▶ [Task prompt]: Transcribe each line of the material as it is, and drop any picture.

▶ [Data lines]:
==============================
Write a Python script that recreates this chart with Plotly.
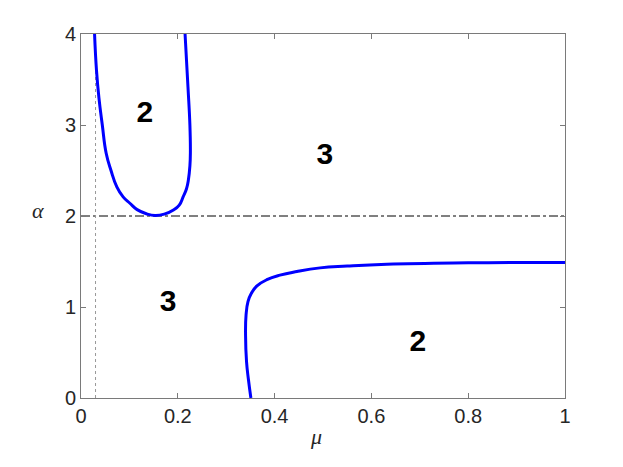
import plotly.graph_objects as go

# Curve 1 (U-shaped boundary)
mu1 = [0.028, 0.032, 0.037, 0.044, 0.052, 0.062, 0.074, 0.087, 0.101, 0.116, 0.135, 0.153,
       0.172, 0.191, 0.203, 0.211, 0.218, 0.222, 0.225, 0.226, 0.225, 0.221, 0.215]
al1 = [4.0, 3.6, 3.3, 3.0, 2.69, 2.5, 2.32, 2.21, 2.14, 2.07, 2.025, 2.005,
       2.02, 2.066, 2.12, 2.21, 2.30, 2.40, 2.55, 2.70, 3.0, 3.42, 4.0]

# Curve 2 (lower-right boundary)
mu2 = [0.351, 0.346, 0.342, 0.340, 0.341, 0.345, 0.352, 0.363, 0.384, 0.411, 0.446, 0.494, 0.550, 0.632, 0.800, 1.000]
al2 = [0.0, 0.2, 0.4, 0.69, 0.91, 1.06, 1.15, 1.23, 1.30, 1.35, 1.39, 1.43, 1.45, 1.47, 1.485, 1.49]

# Reference lines
alpha_ref = 2.0
mu_ref = 0.03

# Region labels
lab_mu = [0.132, 0.504, 0.180, 0.696]
lab_al = [3.11, 2.65, 1.04, 0.60]
lab_txt = ["2", "3", "3", "2"]

x_ticks = [0, 0.2, 0.4, 0.6, 0.8, 1]
x_tick_text = ["0", "0.2", "0.4", "0.6", "0.8", "1"]
y_ticks = [0, 1, 2, 3, 4]
y_tick_text = ["0", "1", "2", "3", "4"]

fig = go.Figure()
fig.add_trace(go.Scatter(x=[0, 1], y=[alpha_ref, alpha_ref], mode="lines",
                         line=dict(color="black", width=1, dash="dashdot"), hoverinfo="skip"))
fig.add_trace(go.Scatter(x=[mu_ref, mu_ref], y=[0, 4], mode="lines",
                         line=dict(color="#999999", width=1, dash="dot"), hoverinfo="skip"))
fig.add_trace(go.Scatter(x=mu1, y=al1, mode="lines", line=dict(color="#0000ff", width=3, shape="spline", smoothing=1.3)))
fig.add_trace(go.Scatter(x=mu2, y=al2, mode="lines", line=dict(color="#0000ff", width=3, shape="spline", smoothing=1.3)))
fig.add_trace(go.Scatter(x=lab_mu, y=lab_al, mode="text", text=lab_txt,
                         textfont=dict(family="Liberation Sans", size=30, color="black", weight="bold")))

axis_common = dict(showgrid=False, zeroline=False, showline=True, linecolor="#7a7a7a", linewidth=1,
                   mirror="allticks", ticks="inside", ticklen=5, tickcolor="#7a7a7a",
                   tickfont=dict(family="Liberation Sans", size=20, color="#262626"))

fig.update_layout(
    width=607, height=451,
    margin=dict(l=73, r=50, t=26, b=61),
    paper_bgcolor="white", plot_bgcolor="white",
    showlegend=False,
    xaxis=dict(range=[0, 1], tickvals=x_ticks, ticktext=x_tick_text, **axis_common),
    yaxis=dict(range=[0, 4], tickvals=y_ticks, ticktext=y_tick_text, **axis_common),
    annotations=[
        dict(text="<i>μ</i>", xref="paper", yref="paper", x=0.4855, y=-0.107, showarrow=False,
             xanchor="center", yanchor="middle", font=dict(family="Liberation Serif", size=22, color="#262626")),
        dict(text="<i>α</i>", xref="paper", yref="paper", x=-0.089, y=0.516, showarrow=False,
             xanchor="center", yanchor="middle", font=dict(family="Liberation Serif", size=22, color="#262626")),
    ],
)

fig.write_html("out.html")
==============================
▶ [Finished task]:
Write a Python script that recreates this chart with Plotly.
import plotly.graph_objects as go

# Curve 1 (U-shaped boundary)
mu1 = [0.028, 0.032, 0.037, 0.044, 0.052, 0.062, 0.074, 0.087, 0.101, 0.116, 0.135, 0.153,
       0.172, 0.191, 0.203, 0.211, 0.218, 0.222, 0.225, 0.226, 0.225, 0.221, 0.215]
al1 = [4.0, 3.6, 3.3, 3.0, 2.69, 2.5, 2.32, 2.21, 2.14, 2.07, 2.025, 2.005,
       2.02, 2.066, 2.12, 2.21, 2.30, 2.40, 2.55, 2.70, 3.0, 3.42, 4.0]

# Curve 2 (lower-right boundary)
mu2 = [0.351, 0.346, 0.342, 0.340, 0.341, 0.345, 0.352, 0.363, 0.384, 0.411, 0.446, 0.494, 0.550, 0.632, 0.800, 1.000]
al2 = [0.0, 0.2, 0.4, 0.69, 0.91, 1.06, 1.15, 1.23, 1.30, 1.35, 1.39, 1.43, 1.45, 1.47, 1.485, 1.49]

# Reference lines
alpha_ref = 2.0
mu_ref = 0.03

# Region labels
lab_mu = [0.132, 0.504, 0.180, 0.696]
lab_al = [3.11, 2.65, 1.04, 0.60]
lab_txt = ["2", "3", "3", "2"]

x_ticks = [0, 0.2, 0.4, 0.6, 0.8, 1]
x_tick_text = ["0", "0.2", "0.4", "0.6", "0.8", "1"]
y_ticks = [0, 1, 2, 3, 4]
y_tick_text = ["0", "1", "2", "3", "4"]

fig = go.Figure()
fig.add_trace(go.Scatter(x=[0, 1], y=[alpha_ref, alpha_ref], mode="lines",
                         line=dict(color="black", width=1, dash="dashdot"), hoverinfo="skip"))
fig.add_trace(go.Scatter(x=[mu_ref, mu_ref], y=[0, 4], mode="lines",
                         line=dict(color="#999999", width=1, dash="dot"), hoverinfo="skip"))
fig.add_trace(go.Scatter(x=mu1, y=al1, mode="lines", line=dict(color="#0000ff", width=3, shape="spline", smoothing=1.3)))
fig.add_trace(go.Scatter(x=mu2, y=al2, mode="lines", line=dict(color="#0000ff", width=3, shape="spline", smoothing=1.3)))
fig.add_trace(go.Scatter(x=lab_mu, y=lab_al, mode="text", text=lab_txt,
                         textfont=dict(family="Liberation Sans", size=30, color="black", weight="bold")))

axis_common = dict(showgrid=False, zeroline=False, showline=True, linecolor="#7a7a7a", linewidth=1,
                   mirror="allticks", ticks="inside", ticklen=5, tickcolor="#7a7a7a",
                   tickfont=dict(family="Liberation Sans", size=20, color="#262626"))

fig.update_layout(
    width=607, height=451,
    margin=dict(l=73, r=50, t=26, b=61),
    paper_bgcolor="white", plot_bgcolor="white",
    showlegend=False,
    xaxis=dict(range=[0, 1], tickvals=x_ticks, ticktext=x_tick_text, **axis_common),
    yaxis=dict(range=[0, 4], tickvals=y_ticks, ticktext=y_tick_text, **axis_common),
    annotations=[
        dict(text="<i>μ</i>", xref="paper", yref="paper", x=0.4855, y=-0.107, showarrow=False,
             xanchor="center", yanchor="middle", font=dict(family="Liberation Serif", size=22, color="#262626")),
        dict(text="<i>α</i>", xref="paper", yref="paper", x=-0.089, y=0.516, showarrow=False,
             xanchor="center", yanchor="middle", font=dict(family="Liberation Serif", size=22, color="#262626")),
    ],
)

fig.write_html("out.html")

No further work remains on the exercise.